I am afraid that this criticism represents more a misconception of what a “real species” is than a concern about the quality of forthcoming taxonomic practices. Diagnosing a species should not be confused with the ontological “thing” that a species really is in nature. Evolution is an ongoing change, and so is speciation. A completed species does not exist. Knowledge of the “real species” is one goal; operational diagnosis is another. Merging both goals into a single concept brings to light an obvious immanent conflict between these two desires. Whenever the criteria for species classification and identification are optimized, the ontological status of real species will become fuzzy, and vice versa.

The emphasis on diagnosis forces taxonomists to treat species as classes, not as things or individuals that exist as real entities in nature. Classes, however, have a very different ontological status than realities. The generation of classes depends on our current technology, and our skills for identifying similarities and differences will change with time.

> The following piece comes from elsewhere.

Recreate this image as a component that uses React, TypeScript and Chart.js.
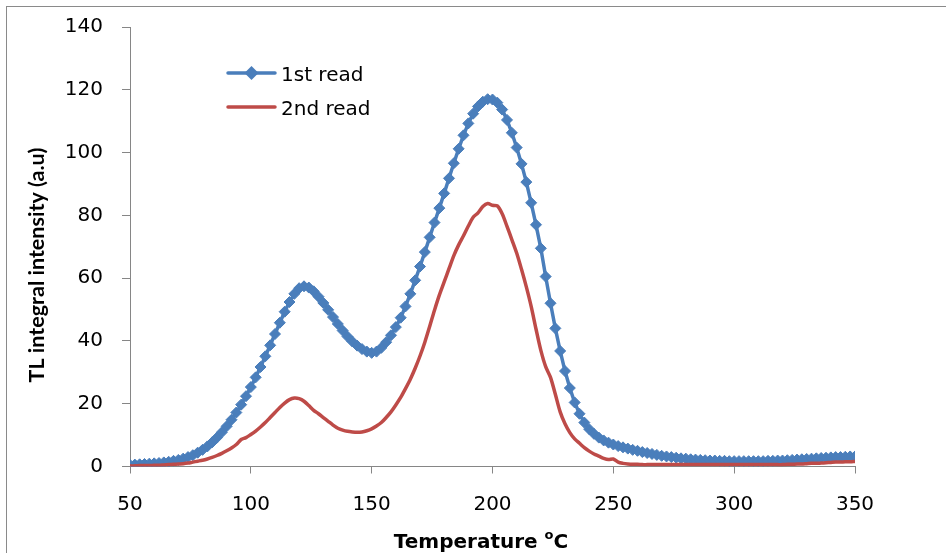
import React, { useEffect, useRef } from "react";
import { Chart, registerables } from "chart.js";

Chart.register(...registerables);

// Temperature (°C)
const temps = [
  50, 52, 54, 56, 58, 60, 62, 64, 66, 68,
  70, 72, 74, 76, 78, 80, 82, 84, 86, 88,
  90, 92, 94, 96, 98, 100, 102, 104, 106, 108,
  110, 112, 114, 116, 118, 120, 122, 124, 126, 128,
  130, 132, 134, 136, 138, 140, 142, 144, 146, 148,
  150, 152, 154, 156, 158, 160, 162, 164, 166, 168,
  170, 172, 174, 176, 178, 180, 182, 184, 186, 188,
  190, 192, 194, 196, 198, 200, 202, 204, 206, 208,
  210, 212, 214, 216, 218, 220, 222, 224, 226, 228,
  230, 232, 234, 236, 238, 240, 242, 244, 246, 248,
  250, 252, 254, 256, 258, 260, 262, 264, 266, 268,
  270, 272, 274, 276, 278, 280, 282, 284, 286, 288,
  290, 292, 294, 296, 298, 300, 302, 304, 306, 308,
  310, 312, 314, 316, 318, 320, 322, 324, 326, 328,
  330, 332, 334, 336, 338, 340, 342, 344, 346, 348,
  350,
];

// 1st read
const firstRead = [
  0.5, 0.6, 0.7, 0.8, 0.9, 1.0, 1.1, 1.3, 1.5, 1.8,
  2.1, 2.5, 3.0, 3.6, 4.4, 5.3, 6.4, 7.7, 9.2, 10.9,
  12.8, 14.9, 17.2, 19.7, 22.4, 25.3, 28.4, 31.7, 35.1, 38.6,
  42.2, 45.8, 49.3, 52.4, 55.0, 56.8, 57.4, 57.0, 55.8, 54.1,
  52.1, 49.9, 47.6, 45.4, 43.3, 41.4, 39.8, 38.5, 37.4, 36.6,
  36.2, 36.6, 37.8, 39.6, 41.8, 44.4, 47.4, 51.0, 55.0, 59.3,
  63.7, 68.3, 73.0, 77.7, 82.3, 87.0, 91.8, 96.6, 101.2, 105.5,
  109.3, 112.4, 114.7, 116.2, 117.0, 116.9, 115.9, 113.7, 110.4, 106.3,
  101.6, 96.4, 90.6, 84.0, 77.0, 69.5, 60.5, 52.0, 44.0, 36.8,
  30.4, 25.0, 20.4, 16.8, 14.0, 11.9, 10.4, 9.2, 8.3, 7.6,
  7.0, 6.5, 6.1, 5.7, 5.3, 5.0, 4.6, 4.3, 4.0, 3.7,
  3.4, 3.2, 3.0, 2.8, 2.6, 2.5, 2.3, 2.2, 2.1, 2.0,
  1.9, 1.9, 1.8, 1.8, 1.7, 1.7, 1.7, 1.7, 1.7, 1.7,
  1.7, 1.7, 1.8, 1.8, 1.9, 1.9, 2.0, 2.1, 2.2, 2.3,
  2.4, 2.5, 2.6, 2.7, 2.8, 2.9, 3.0, 3.0, 3.1, 3.2,
  3.2,
];

// 2nd read
const secondRead = [
  0.2, 0.2, 0.3, 0.3, 0.3, 0.4, 0.4, 0.5, 0.6, 0.7,
  0.8, 0.9, 1.1, 1.4, 1.7, 2.0, 2.4, 2.9, 3.5, 4.2,
  5.0, 5.9, 7.0, 8.6, 9.2, 10.2, 11.3, 12.6, 14.0, 15.6,
  17.2, 18.8, 20.2, 21.3, 21.8, 21.6, 20.8, 19.4, 17.9, 16.8,
  15.6, 14.4, 13.2, 12.2, 11.6, 11.2, 11.0, 10.9, 11.0, 11.4,
  12.0, 12.9, 14.0, 15.6, 17.4, 19.6, 22.0, 24.8, 27.8, 31.3,
  35.2, 39.6, 44.6, 49.8, 54.6, 58.8, 63.0, 67.2, 70.6, 73.5,
  76.6, 79.4, 80.8, 82.8, 83.8, 83.2, 83.0, 80.5, 76.5, 72.3,
  68.0, 62.8, 57.2, 51.0, 43.8, 37.0, 31.8, 28.4, 23.0, 17.4,
  13.6, 10.8, 8.8, 7.4, 6.0, 4.9, 4.0, 3.3, 2.6, 2.2,
  2.4, 1.4, 1.0, 0.8, 0.7, 0.7, 0.6, 0.6, 0.6, 0.6,
  0.6, 0.6, 0.6, 0.6, 0.6, 0.6, 0.6, 0.6, 0.6, 0.6,
  0.6, 0.6, 0.6, 0.6, 0.6, 0.6, 0.6, 0.6, 0.6, 0.6,
  0.6, 0.6, 0.6, 0.6, 0.6, 0.6, 0.7, 0.7, 0.8, 0.8,
  0.9, 1.0, 1.0, 1.1, 1.2, 1.3, 1.4, 1.4, 1.5, 1.5,
  1.6,
];

const seriesNames = ["1st read", "2nd read"];
const xTitle = "Temperature ";
const xTitleSup = "o";
const xTitleEnd = "C";
const yTitle = "TL integral intensity (a.u)";

const BLUE = "#4A7EBB";
const RED = "#BE4B48";
const AXIS = "#868686";

const decorPlugin = {
  id: "decor",
  beforeDraw(chart: any) {
    const ctx = chart.ctx;
    ctx.save();
    ctx.fillStyle = "#ffffff";
    ctx.fillRect(0, 0, chart.width, chart.height);
    ctx.strokeStyle = "#8a8a8a";
    ctx.lineWidth = 1;
    ctx.strokeRect(6.5, 6.5, 1200, 1200);
    ctx.restore();
  },
  afterDraw(chart: any) {
    const ctx = chart.ctx;
    ctx.save();
    // Y title
    ctx.translate(44, 265);
    ctx.rotate(-Math.PI / 2);
    let size = 22;
    ctx.font = `bold ${size}px Lato`;
    const w = ctx.measureText(yTitle).width;
    size = (size * 235) / w;
    ctx.font = `bold ${size}px Lato`;
    ctx.fillStyle = "#000";
    ctx.textAlign = "center";
    ctx.textBaseline = "alphabetic";
    ctx.fillText(yTitle, 0, 0);
    ctx.restore();

    // X title
    ctx.save();
    ctx.fillStyle = "#000";
    ctx.textBaseline = "alphabetic";
    ctx.textAlign = "left";
    const mainFont = "bold 20px 'DejaVu Sans'";
    const supFont = "bold 13px 'DejaVu Sans'";
    ctx.font = mainFont;
    const w1 = ctx.measureText(xTitle).width;
    const w3 = ctx.measureText(xTitleEnd).width;
    ctx.font = supFont;
    const w2 = ctx.measureText(xTitleSup).width;
    const total = w1 + w2 + w3;
    let x = 481 - total / 2;
    const by = 548;
    ctx.font = mainFont;
    ctx.fillText(xTitle, x, by);
    x += w1;
    ctx.font = supFont;
    ctx.fillText(xTitleSup, x, by - 9);
    x += w2;
    ctx.font = mainFont;
    ctx.fillText(xTitleEnd, x, by);
    ctx.restore();

    // Legend
    ctx.save();
    const items = [
      { name: seriesNames[0], color: BLUE, marker: true, y: 73 },
      { name: seriesNames[1], color: RED, marker: false, y: 107 },
    ];
    for (const it of items) {
      ctx.strokeStyle = it.color;
      ctx.lineWidth = 3.5;
      ctx.lineCap = "round";
      ctx.beginPath();
      ctx.moveTo(228, it.y);
      ctx.lineTo(275, it.y);
      ctx.stroke();
      if (it.marker) {
        ctx.fillStyle = it.color;
        ctx.beginPath();
        const cx = 251.5, r = 7;
        ctx.moveTo(cx, it.y - r);
        ctx.lineTo(cx + r, it.y);
        ctx.lineTo(cx, it.y + r);
        ctx.lineTo(cx - r, it.y);
        ctx.closePath();
        ctx.fill();
      }
      ctx.fillStyle = "#000";
      ctx.font = "20px 'DejaVu Sans'";
      ctx.textAlign = "left";
      ctx.textBaseline = "alphabetic";
      ctx.fillText(it.name, 281, it.y + 7.5);
    }
    ctx.restore();
  },
};

export default function App() {
  const ref = useRef<HTMLCanvasElement | null>(null);

  useEffect(() => {
    if (!ref.current) return;
    const chart = new Chart(ref.current, {
      type: "line",
      data: {
        datasets: [
          {
            label: seriesNames[0],
            data: temps.map((t, i) => ({ x: t, y: firstRead[i] })),
            borderColor: BLUE,
            backgroundColor: BLUE,
            borderWidth: 3.5,
            pointStyle: "rectRot",
            pointRadius: 5.5,
            pointBackgroundColor: BLUE,
            pointBorderColor: BLUE,
            pointBorderWidth: 1,
            tension: 0,
            order: 2,
          },
          {
            label: seriesNames[1],
            data: temps.map((t, i) => ({ x: t, y: secondRead[i] })),
            borderColor: RED,
            backgroundColor: RED,
            borderWidth: 3.5,
            pointRadius: 0,
            tension: 0.3,
            order: 1,
          },
        ],
      },
      options: {
        responsive: false,
        animation: false,
        devicePixelRatio: 1,
        layout: { padding: { left: 0, right: 91, top: 27, bottom: 0 } },
        plugins: {
          legend: { display: false },
          tooltip: { enabled: false },
        },
        scales: {
          x: {
            type: "linear",
            min: 50,
            max: 350,
            afterFit: (s: any) => {
              s.height = 86.5;
            },
            ticks: {
              stepSize: 50,
              color: "#000",
              font: { family: "'DejaVu Sans'", size: 20 },
              padding: 19,
              maxRotation: 0,
            },
            grid: {
              display: true,
              drawOnChartArea: false,
              drawTicks: true,
              tickLength: 7,
              color: AXIS,
            },
            border: { display: true, color: AXIS, width: 1 },
          },
          y: {
            min: 0,
            max: 140,
            afterFit: (s: any) => {
              s.width = 130;
              s.paddingTop = 0;
              s.paddingBottom = 0;
            },
            ticks: {
              stepSize: 20,
              color: "#000",
              font: { family: "'DejaVu Sans'", size: 20 },
              padding: 19,
            },
            grid: {
              display: true,
              drawOnChartArea: false,
              drawTicks: true,
              tickLength: 8,
              color: AXIS,
            },
            border: { display: true, color: AXIS, width: 1 },
          },
        },
      },
      plugins: [decorPlugin],
    });
    return () => chart.destroy();
  }, []);

  return (
    <div style={{ position: "fixed", left: 0, top: 0, width: 946, height: 553, background: "#fff" }}>
      <canvas ref={ref} width={946} height={553} style={{ display: "block", width: 946, height: 553 }} />
    </div>
  );
}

One thing is clear: Barcoding is a method for recognizing differences among individual organisms. In this respect, it is no different from any other technique used in taxonomy, for example, counting the number of bristles on the legs of certain beetles. The call for “more taxonomy, not DNA barcoding” is comparable with a call for “more taxonomy, not bristle counting.” However, not all characters are suited for dividing organisms into biologically meaningful groups. Preexisting ancestral intraspecific polymorphisms have to be recognized. Does the barcode pattern covary with other taxonomically relevant characters? This question, among others, has to be scrutinized if barcoding is put on the test bench. If barcoding passes these hurdles, then taxonomy needs more bar-coders, and barcoding should compete with conventional methods for funding, since its pragmatic advantage is evident.